Thanks for the comment. As I said in the post, I think AH students do have the option of opting out of the contest, so to speak, and adopting history as a disciplinary identity – implying that the Lang & Lit people *just* do language and literature, and emphasising a different set of technical skills. The really tricky case is Classical Studies, which all too easily becomes ‘Classics for people without language skills so obviously not really Classics’… Yes, it’s a ridiculously limited perspective that will deter most people from studying the subject, but I fear there are those who *want* to be a tiny, smug minority.
Interesting argument. I did my PhD at UC Berkeley in the “Graduate Group in Ancient History and Mediterranean Archaeology” and there were language requirements: 3-hour Greek to English translation exam without dictionary plus 3-hour Latin to English translation exam without dictionary plus 1.5-hour French to English translation exam WITH dictionary, and one like that for German.
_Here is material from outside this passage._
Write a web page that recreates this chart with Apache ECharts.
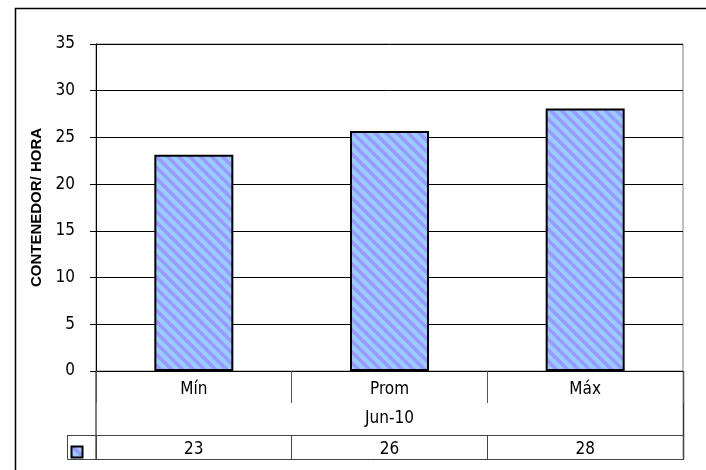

However, the people getting PhDs in the Classics Department had harder language exams for Greek and Latin, and sometimes they were snide about it, and they defined “Classics” as a discipline very much in opposition to history. One of them said “I just don’t DO history.” Another said to me “Why do you study history? Is it so that you’ll know what kind of revolt or whatever happened that is the background to a speech in Demosthenes?” – that kind of thing. The postmodernists in the department audibly snickered at the historical task of trying to find out what actually happened in the past; they saw the past only as discourses. It was rather hard to be a historian there.
I’m not very familiar with US approaches to this. It does make sense that those specialising in language and literature have tougher language requirements, and I guess they can feel superior about that if they want – but the idea that history is therefore irrelevant is bizarre, to say the least.